Before we got off the chat, I asked Kyle about the comfort of the Taycan for trips, and whether that was a factor that helped.
“Yes — massaging seats on our spec helped a lot. Seats were actually firmer than Model 3 seats (we had the power 14 way optional seats in the Taycan). For me, I prefer the seats in the Model 3 for a long trip and the Porsche for a blast on a back road.”
While he found the interior slightly better on the Tesla, he did note that the suspension tuning on the Porsche was ideal for most of the trip when set to Range Mode. This puts the car in the lowest stance, but with dampers set for more comfort. It proved challenging for some of the twisty stretches in the Rocky Mountains, but overall worked well.
“This was a very limited use case of Range mode,” he said.

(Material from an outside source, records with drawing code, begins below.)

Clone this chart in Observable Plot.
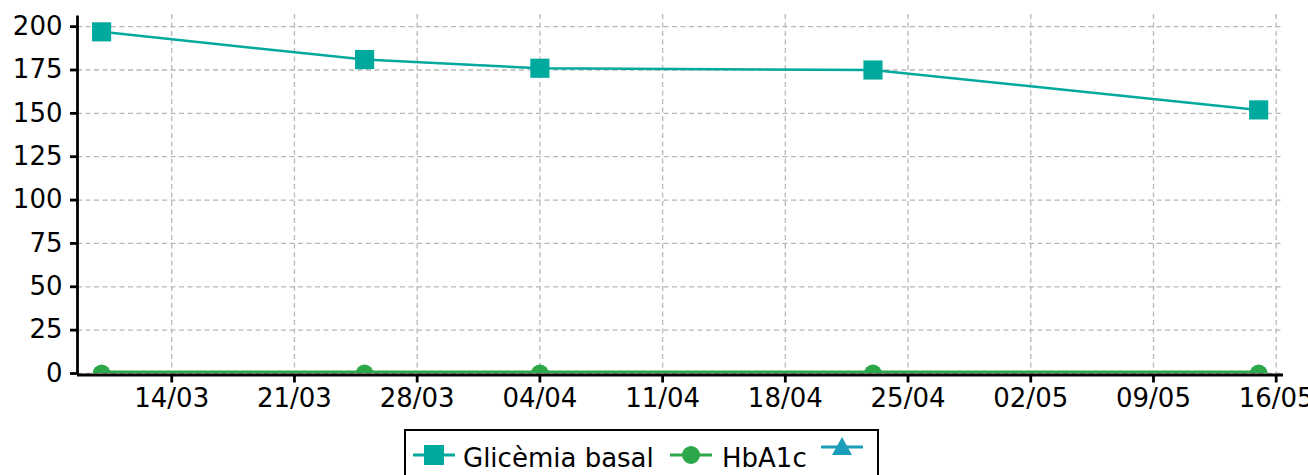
<!DOCTYPE html>
<html>
<head>
<meta charset="utf-8">
<script src="https://cdn.jsdelivr.net/npm/d3@7"></script>
<script src="https://cdn.jsdelivr.net/npm/@observablehq/plot@0.6"></script>
<style>
  html, body { margin: 0; padding: 0; background: #fff; overflow: hidden; }
  body { width: 1308px; height: 475px; position: relative; font-family: "DejaVu Sans", sans-serif; }
  #chart { position: absolute; left: 0; top: 0; }
  #legend { position: absolute; left: 404px; top: 429px; width: 475px; height: 60px;
            border: 2.5px solid #000; background: #fff; box-sizing: border-box; }
  .item { position: absolute; top: 0; height: 50px; }
  .item svg { position: absolute; left: 0; top: 0; }
  .item span { position: absolute; top: 12px; font-size: 26px; color: #000; white-space: nowrap; line-height: 30px; }
</style>
</head>
<body>
<div id="chart"></div>
<div id="legend"></div>
<script>
// ---- data ----
const dates = ["2023-03-10", "2023-03-25", "2023-04-04", "2023-04-23", "2023-05-15"];
const glicemia = [197, 181, 176, 175, 152];
const hba1c = [0, 0, 0, 0, 0];
const seriesNames = ["Glicèmia basal", "HbA1c", ""];
const seriesColors = ["#00a99d", "#2ca84a", "#1b9db9"];
const seriesSymbols = ["square", "circle", "triangle"];
const yTicks = [0, 25, 50, 75, 100, 125, 150, 175, 200];
const xTickDates = ["2023-03-14", "2023-03-21", "2023-03-28", "2023-04-04", "2023-04-11",
                    "2023-04-18", "2023-04-25", "2023-05-02", "2023-05-09", "2023-05-16"];
const xDomain = ["2023-03-08T15:00", "2023-05-16T10:00"];
const yDomain = [0, 207];

const parse = s => new Date(s + (s.length === 10 ? "T00:00Z" : ":00Z"));
const glic = dates.map((d, i) => ({date: parse(d), value: glicemia[i]}));
const hb = dates.map((d, i) => ({date: parse(d), value: hba1c[i]}));
const xt = xTickDates.map(parse);

const gridStyle = {stroke: "#b8b8b8", strokeOpacity: 1, strokeWidth: 1.3, strokeDasharray: "5,3.5"};

const chart = Plot.plot({
  width: 1308,
  height: 427,
  marginLeft: 77,
  marginRight: 25,
  marginTop: 14,
  marginBottom: 54,
  style: {fontFamily: "DejaVu Sans, sans-serif", fontSize: "26px", color: "#000", background: "#fff"},
  x: {type: "utc", domain: xDomain.map(parse)},
  y: {domain: yDomain},
  marks: [
    Plot.gridY(yTicks, gridStyle),
    Plot.gridX(xt, gridStyle),
    Plot.line(hb, {x: "date", y: "value", stroke: seriesColors[1], strokeWidth: 6, clip: true}),
    Plot.dot(hb, {x: "date", y: "value", fill: seriesColors[1], r: 9, symbol: "circle", clip: true}),
    Plot.ruleY([0], {stroke: "#000", strokeWidth: 2.8, dy: 1.5}),
    Plot.ruleX([parse(xDomain[0])], {stroke: "#000", strokeWidth: 2.8, y1: 0, y2: yDomain[1], dy: 1.5}),
    Plot.line(glic, {x: "date", y: "value", stroke: seriesColors[0], strokeWidth: 2.5}),
    Plot.dot(glic, {x: "date", y: "value", fill: seriesColors[0], r: 10.8, symbol: "square"}),
    Plot.axisY(yTicks, {tickSize: 7, tickPadding: 8, strokeWidth: 2.8, stroke: "#000", fontSize: 26, fill: "#000", label: null}),
    Plot.axisX(xt, {tickSize: 8, tickPadding: 6, strokeWidth: 2.8, stroke: "#000", fontSize: 26, fill: "#000",
                    tickFormat: d3.utcFormat("%d/%m"), label: null, dy: 1.5})
  ]
});
document.getElementById("chart").appendChild(chart);

// ---- legend ----
const legend = document.getElementById("legend");
const glyphLeft = [7, 264, 415];   // inside the legend box
const textLeft = [57, 316];
const symbolPaths = {
  square: '<rect x="11" y="14" width="20" height="20"/>',
  circle: '<circle cx="21" cy="24" r="9"/>',
  triangle: '<polygon points="21,6 31,24 11,24"/>'
};
seriesNames.forEach((name, i) => {
  const item = document.createElement("div");
  item.className = "item";
  item.style.left = glyphLeft[i] + "px";
  const ly = seriesSymbols[i] === "triangle" ? 16 : 24;
  item.innerHTML = `<svg width="42" height="40" viewBox="0 0 42 40">
      <line x1="0" x2="42" y1="${ly}" y2="${ly}" stroke="${seriesColors[i]}" stroke-width="3"/>
      <g fill="${seriesColors[i]}">${symbolPaths[seriesSymbols[i]]}</g></svg>`;
  legend.appendChild(item);
  if (name) {
    const t = document.createElement("div");
    t.className = "item";
    t.style.left = textLeft[i] + "px";
    t.innerHTML = `<span>${name}</span>`;
    legend.appendChild(t);
  }
});
</script>
</body>
</html>
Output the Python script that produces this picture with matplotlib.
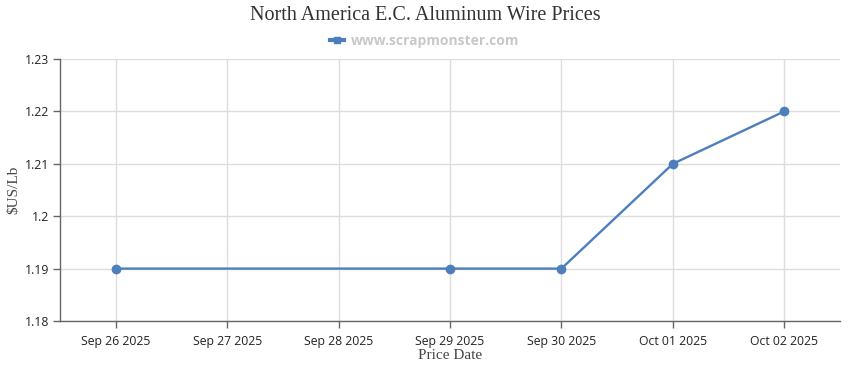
import matplotlib
matplotlib.use("Agg")
import matplotlib.pyplot as plt
import matplotlib.dates as mdates
import numpy as np
from datetime import datetime, timedelta

dates = ["2025-09-26", "2025-09-29", "2025-09-30", "2025-10-01", "2025-10-02"]
prices = [1.19, 1.19, 1.19, 1.21, 1.22]
yticks = [1.18, 1.19, 1.2, 1.21, 1.22, 1.23]
ytick_labels = ["1.18", "1.19", "1.2", "1.21", "1.22", "1.23"]
title = "North America E.C. Aluminum Wire Prices"
legend_label = "www.scrapmonster.com"

x = [datetime.strptime(d, "%Y-%m-%d") for d in dates]
color = "#4e7fbd"

fig = plt.figure(figsize=(8.5, 3.7), dpi=100)
ax = fig.add_axes([60/850, 49/370, 780/850, 262/370])

ax.plot(x, prices, color=color, lw=1.7, marker="o", ms=6, zorder=3,
        clip_on=False)

start = datetime(2025, 9, 26)
ticks = [start + timedelta(days=i) for i in range(7)]
ax.set_xticks(ticks)
ax.set_xticklabels([t.strftime("%b %d %Y") for t in ticks],
                   fontfamily="Open Sans", fontsize=8.8, color="#222")
ax.set_xlim(start - timedelta(hours=12), ticks[-1] + timedelta(hours=12))
ax.set_ylim(1.18, 1.23)
ax.set_yticks(yticks)
ax.set_yticklabels(ytick_labels, fontfamily="Open Sans", fontsize=8.8, color="#222")

ax.grid(True, color="#dddddd", lw=1)
ax.set_axisbelow(True)
for s in ["top", "right"]:
    ax.spines[s].set_visible(False)
for s in ["left", "bottom"]:
    ax.spines[s].set_color("#666666")
    ax.spines[s].set_linewidth(1)
ax.tick_params(axis="x", length=5, width=1, color="#666666", pad=5)
ax.tick_params(axis="y", length=5, width=1, color="#666666", pad=3)

ax.set_xlabel("Price Date", fontfamily="Liberation Serif", fontsize=11,
              color="#444", labelpad=1)
ax.set_ylabel("$US/Lb", fontfamily="Liberation Serif", fontsize=11,
              color="#444", labelpad=3)

fig.text(0.5, 1 - 16/370, title, ha="center", va="center",
         fontfamily="Liberation Serif", fontsize=14.5, color="#333")

from matplotlib.lines import Line2D
h = Line2D([], [], color=color, lw=3, marker="s", ms=4)
leg = fig.legend([h], [legend_label], loc="center", bbox_to_anchor=(0.5, 1 - 41/370),
                 frameon=False, handlelength=1.0, handletextpad=0.5,
                 prop={"family": "Open Sans", "weight": "bold", "size": 10})
for t in leg.get_texts():
    t.set_color("#c8c8c8")

fig.savefig("out.png", dpi=100)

Why This Matters To The Rest Of Us
At CleanTechnica, we tend to focus a lot on efficiency and environmental friendliness. Most of our readers will never take their chances trying to set a record driving from New York to Los Angeles, but this story tells us a lot about the charging infrastructure in the United States.
Just like with gas cars, setting a record like this tests every part of the whole ecosystem involved. The driver, the vehicle, the roads, and the charging infrastructure can all make or break the record, or get someone stranded or dead far from home. For the rest of us who don’t do crazy stuff like this, we can see whose networks are the strongest — not unlike a PC benchmark test.
What we can learn is that Tesla still has the most robust and redundant charging network in the US, but the competition is starting to catch up. With the right car on the right route, it’s possible for the Porsche/Electrify America CCS ecosystem to outperform Tesla and get someone across the country faster, even with glitches.
For normal drivers, the cars will go a lot further on a charge at legal(ish) speeds, and tests like this show us that driving across the country will be a breeze.